Burgemeester Jan van Belzen van Barendrecht: "In het gesprek hebben wij onze zorgen en vragen kunnen delen met de minister. Met name de impact van de grote hoeveelheid grootschalige bouw- en infrastructurele projecten waarmee de gemeente al belast is en nog wordt, de zorgen die leven onder de Barendrechtse bewoners over onder meer de veiligheid en milieu, en het huidige geringe draagvlak in de lokale samenleving zijn grote aandachtspunten voor dit project."

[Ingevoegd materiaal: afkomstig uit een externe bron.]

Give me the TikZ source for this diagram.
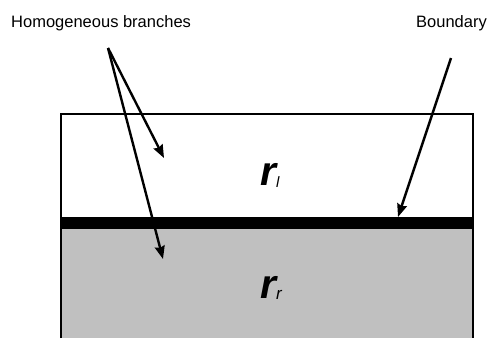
\documentclass[tikz,border=0pt]{standalone}
\usepackage{fontspec}
\setmainfont{Liberation Sans}
\usetikzlibrary{arrows.meta,positioning}
\definecolor{RegionGrey}{HTML}{C0C0C0}

\begin{document}
\begin{tikzpicture}[
        x=1pt, y=-1pt,
        font=\fontsize{16.5}{19}\selectfont,
        caption/.style={inner sep=0pt},
        sym/.style={inner sep=0pt, anchor=base west, font=\fontsize{41}{41}\selectfont\bfseries\itshape},
        pointer/.style={-{Stealth[length=13pt,width=10pt,inset=1.5pt]}, line width=2.4pt},
        edge/.style={line width=1.4pt},
    ]
    \useasboundingbox (0,0) rectangle (489,338);

    \fill[RegionGrey] (61,228) rectangle (473,338);
    \draw[edge] (61,338) -- (61,114) -- (473,114) -- (473,338);
    \fill (61,217) rectangle (474,229);

    \node[caption, anchor=base west] (homog) at (11,27) {Homogeneous branches};
    \node[caption, anchor=base east] (bound) at (487,27) {Boundary};

    \node[sym] (rl) at (260,185) {r\raisebox{-2pt}{\fontsize{15}{15}\selectfont\mdseries l}};
    \node[sym] (rr) at (260,298) {r\raisebox{-1pt}{\fontsize{17}{17}\selectfont\mdseries r}};

    \coordinate (hstart) at (108,48);
    \coordinate (bstart) at (451,58);
    \coordinate (upper) at (164,158);
    \coordinate (lower) at (163,259);
    \coordinate (band) at (398,217);

    \draw[pointer] (hstart) -- (upper);
    \draw[pointer] (hstart) -- (lower);
    \draw[pointer] (bstart) -- (band);
\end{tikzpicture}
\end{document}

Het belang van de Milieueffectrapportage (MER) is tijdens het gesprek nadrukkelijk onderstreept. "De minister heeft toegelicht dat in Nederland dergelijke projecten alleen plaatsvinden wanneer een lang traject van onderzoek naar veiligheid en milieu zorgvuldig is afgehandeld. Dit wordt gedaan met een MER", aldus de Zuid-Holland gedeputeerde van milieu, Erik van Heijningen. Het MER-onderzoek wordt beoordeeld door een onafhankelijk commissie van experts. DCMR Milieudienst Rijnmond en Ministerie van EZ kunnen alleen bij een positief oordeel over de MER de vergunningen geven die Shell nodig heeft voor de uitvoering van het project.

Zorgvuldige procedure

De minister heeft bij de bestuurders aangedrongen het proces van onderzoek en vergunning zorgvuldig te doorlopen. Burgemeester Van Belzen "Om dit te doen hebben we een bestuurlijk overleg samengesteld. Hier zijn, onder voorzitterschap van Erik van Heijningen, alle bestuurders voortdurend actief betrokken bij het proces."

Subsidie

Begin november maakt minister Cramer bekend of Shell in aanmerking komt voor subsidie voor het CO2-project. Als dit zo is, moet nog blijken of Shell dit daadwerkelijk kan gebruiken. In april 2009 wordt besloten of het project door kan gaan. Dan moet onder meer uit de milieueffectrapportage blijken of het project veilig is en de vergunningen kunnen worden verleend.